In the short term - during the R&D phase - there will be few public facing outcomes. This will be a learning, development, consultation and evaluation period with the goal of preparing the foundation for a future nationwide project with a lasting legacy.

Medium and long-term outcomes will include:

  • a major new archive of photography, writing and oral history that will be held at The Bodleian Library at Oxford University and fully cross-referenced for future generations

  • a comprehensive programme of exhibitions, publications and public-facing discussion events and conferences

  • opportunities for a new generation of aspiring photographers to be mentored by the NDAP team and launch their careers

  • community engagement programmes to encourage participation in the arts, culture and society decision-making.

Craig Easton is a globally-renowned photographer with a track record of creating large-scale collaborative and group projects that deal with major societal concerns and promote discussion and debate. The success of those projects, such as Sixteen, Bank Top and Fisherwomen have put him in a unique position to bring together a diverse team of leading contemporary photographers with academic researchers to lead a once-in-a-generation project that will create an important archive of documentary photography & build opportunities for the next generation of photographers.

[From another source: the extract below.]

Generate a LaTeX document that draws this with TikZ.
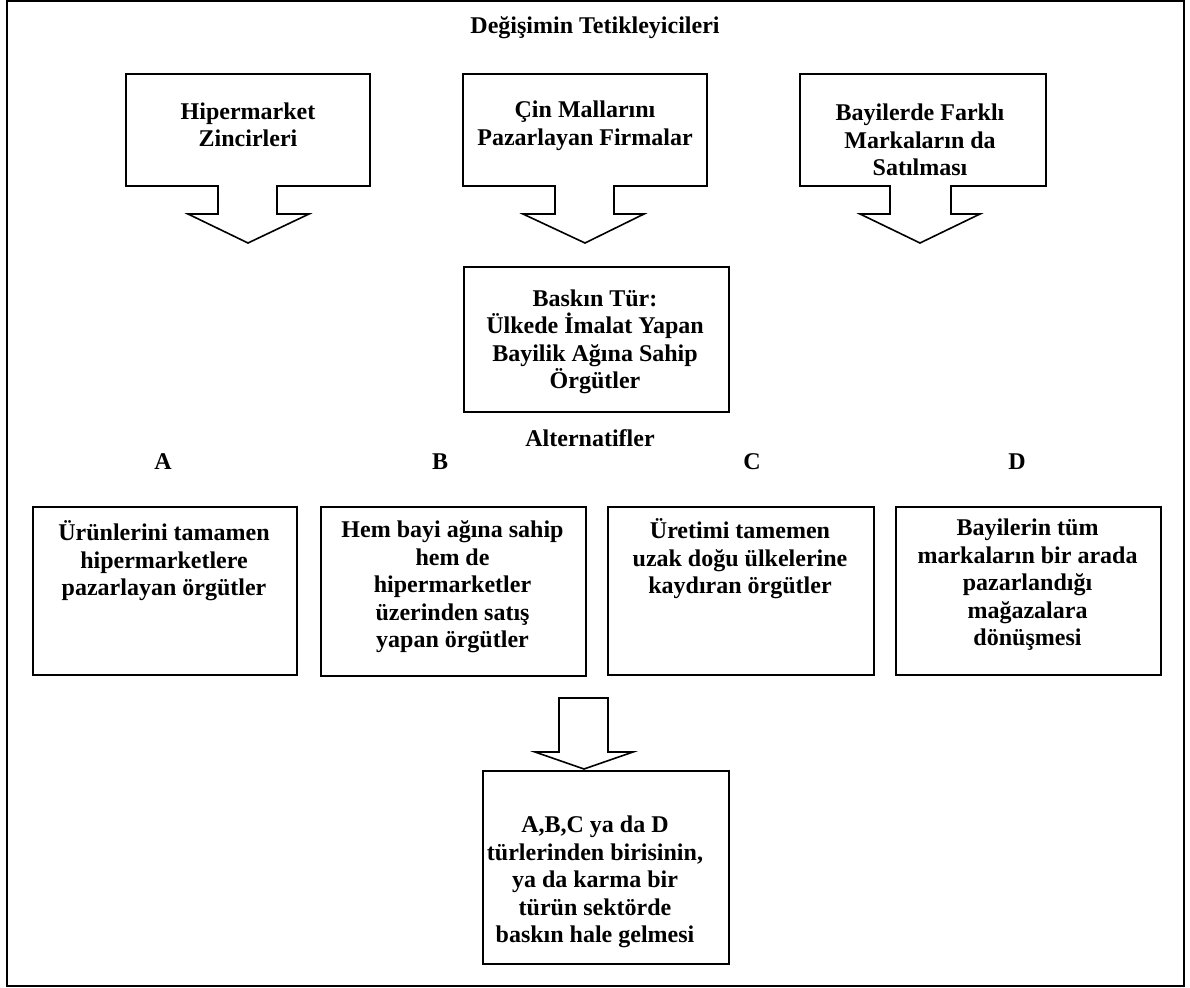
\documentclass[tikz,border=0pt]{standalone}
\usepackage{fontspec}
\setmainfont{Liberation Serif}
\begin{document}
\begin{tikzpicture}[x=1pt,y=-1pt,
  txt/.style={font=\fontsize{24}{27.5}\selectfont\bfseries, align=center, inner sep=0pt},
  boxshape/.style={draw, line width=1.6pt, inner sep=0pt, anchor=north west},
  blockarrow/.style={draw, line width=1.6pt, line join=miter}]
\useasboundingbox (0,0) rectangle (1190,987);
\draw[line width=2.2pt] (7,1) rectangle (1184,986);

\node[txt] (title) at (595,28) {Değişimin Tetikleyicileri};

% trigger callouts
\draw[blockarrow] (126,74) -- (370,74) -- (370,186) -- (277,186) -- (277,214) -- (309,214) -- (248,243) -- (188,214) -- (218,214) -- (218,186) -- (126,186) -- cycle;
\draw[blockarrow] (463,74) -- (707,74) -- (707,186) -- (614,186) -- (614,214) -- (644,214) -- (585,243) -- (523,214) -- (555,214) -- (555,186) -- (463,186) -- cycle;
\draw[blockarrow] (800,74) -- (1046,74) -- (1046,186) -- (951,186) -- (951,214) -- (980,214) -- (920,243) -- (860,214) -- (890,214) -- (890,186) -- (800,186) -- cycle;

\node[txt] (t1) at (248,125) {Hipermarket\\Zincirleri};
\node[txt] (t2) at (585,126) {Çin Mallarını\\Pazarlayan Firmalar};
\node[txt] (t3) at (920,140) {Bayilerde Farklı\\Markaların da\\Satılması};

% dominant type
\node[boxshape, minimum width=265pt, minimum height=145pt] (dom) at (463,266) {};
\node[txt] (domtxt) at (595,342) {Baskın Tür:\\Ülkede İmalat Yapan\\Bayilik Ağına Sahip\\Örgütler};

\node[txt] (alt) at (590,438) {Alternatifler};
\node[txt] (la) at (163,462) {A};
\node[txt] (lb) at (440,462) {B};
\node[txt] (lc) at (752,462) {C};
\node[txt] (ld) at (1017,462) {D};

% alternatives
\node[boxshape, minimum width=264pt, minimum height=168pt] (ba) at (32,506) {};
\node[boxshape, minimum width=265pt, minimum height=169pt] (bb) at (320,506) {};
\node[boxshape, minimum width=266pt, minimum height=168pt] (bc) at (607,506) {};
\node[boxshape, minimum width=265pt, minimum height=168pt] (bd) at (895,506) {};

\node[txt] (ta) at (164,561) {Ürünlerini tamamen\\hipermarketlere\\pazarlayan örgütler};
\node[txt] (tb) at (452.5,587) {Hem bayi ağına sahip\\hem de\\hipermarketler\\üzerinden satış\\yapan örgütler};
\node[txt] (tc) at (740,559) {Üretimi tamemen\\uzak doğu ülkelerine\\kaydıran örgütler};
\node[txt] (td) at (1027.5,585) {Bayilerin tüm\\markaların bir arada\\pazarlandığı\\mağazalara\\dönüşmesi};

% result
\draw[blockarrow] (559,698) -- (608,698) -- (608,752) -- (633,752) -- (584,769) -- (535,752) -- (559,752) -- cycle;
\node[boxshape, minimum width=246pt, minimum height=193pt] (res) at (482,770) {};
\node[txt] (restxt) at (595,882) {A,B,C ya da D\\türlerinden birisinin,\\ya da karma bir\\türün sektörde\\baskın hale gelmesi};
\end{tikzpicture}
\end{document}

Examples of previous projects

SIXTEEN

Sixteen was a multiple award-winning, Arts Council England funded, group photography project conceived and led by Craig Easton in which he invited fifteen leading photographers to join him and collaborate with sixteen-year-olds from all around the UK. Young people from all different social backgrounds and locations were invited to respond to questions about what it means to be sixteen in the UK today. The work challenges the notion of meritocracy and examines how social background, ethnicity, gender, location, education, health etc all influence what young people think they can achieve in life.

Each photographer worked on their own series within the context of the wider project and in total over 175 young people were involved, both as collaborative participants as well as individual creators making their own work.

Alongside the main project, we ran multiple schools and university workshops and created opportunities for young people to contribute by making their own work as well as taking part in public debates and symposia organised with MPs, local radio, newspapers and major art institutions such as Tate Liverpool.

The project was shown in 20 exhibitions both in gallery settings and outdoors in the public realm from Shetland to Cornwall and Belfast to London throughout 2019/2020 - live audience figures were in excess of 350,000.


SIXTEEN: sample images - Craig Easton

SIXTEEN: behind-the-scenes at exhibition venues, schools & university workshops, lectures & collaborative editing sessions

with Anne Braybon (curator), Liz Wewiora (project manager) and photographers: Linda Brownlee, David Copeland, Lottie Davies, Jillian Edelstein, Stuart Freedman, Sophie Gerrard, Kalpesh Lathigra, Roy Mehta, Christopher Nunn, Kelly O’Brien, Kate Peters, Michelle Sank, Abbie Trayler-Smith, Simon Roberts and Robert C Brady

SIXTEEN: publication & exhibitions

SIXTEEN: media

Filmed in the Western Isles by Robert C Brady

Photography on Screen film for Screen Machine Scotland with Street Level Photoworks, Glasgow


BANK TOP

BANK TOP is a collaboration with writer, poet & social researcher Abdul Aziz Hafiz, examining the representation & misrepresentation of northern communities. The work focuses on a small, tight-knit community in Blackburn, England, a town that has become synonymous with the use of words like segregation (BBC Panorama described it as ‘the most segregated town in Britain’) & integration (Casey Review to the UK Government).

Hafiz writes: “the work is a response to this simplistic representation and the callous use of language by policymakers and the media when they try to explain the challenges faced by such neighbourhoods and towns and resets the experience of these communities in the context of Government industrial/social policy and contemporary and colonial British foreign policy.”

Craig Easton was awarded the title of Photographer of the Year at the SONY World Photography Awards for this work and the book, published by GOST, was shortlisted for the three main global book awards: Les Rencontres d’Arles Book Prize, The Kraszna-Krausz Book Award and The Aperture/ParisPhoto Book Award.

Bank Top, along with another project Thatcher’s Children (Orwell Prize, special award for ‘Exposing Britain’s Social Evils’), formed the basis Is Anybody Listening? and Our Time, Our Place - a year long touring exhibition, mentoring and youth engagement project and symposium organised in conjunction with Open Eye Gallery, Liverpool and the University of Salford Art Collection.

Is Anybody Listening? and ‘Our Time, Our Place’ community engagement and mentoring programme for young people, graduates, mentees & interns

The touring show, mentoring programme and symposium brought together two bodies of work, Bank Top and Thatcher’s Children and used them as a springboard for discussion and a chance to create opportunities for communities, youth groups and early career photographers.

The evaluation report shows live audience figures of 41,136; Young People engagement programme (51 direct participants); Public discussion event 81 participants; 12 month long Young Photographer Mentorship Programme, 7 participants; Micro-commissions - 3 graduate photographers; Symposium - 40 attendees.

Full details of the project are presented on the University of Salford Art Collection website: https://artcollection.salford.ac.uk/craig-easton-ialotop/

Is Anybody Listening: Online photo-ethics discussion & debate with Mariama Attah (Open Eye Gallery) & Liz Wewiora (Salford University)

Is Anybody Listening: Symposium at The Williamson Art Gallery & Museum, Birkenhead plus Youth Group exhibition installation, The New Adelphi Gallery, Salford.

Is Anybody Listening: publications & exhibition installation shots

FISHERWOMEN

Fisherwomen is the culmination of seven years work celebrating the contemporary and historic role of women in the UK fishing industry.

The work was shown in touring exhibitions around the UK, supported by Arts Council England, published as a critically acclaimed portfolio and was later used as the foundation for academic research by the Universities of Exeter and Sussex and The Seafarers Charity.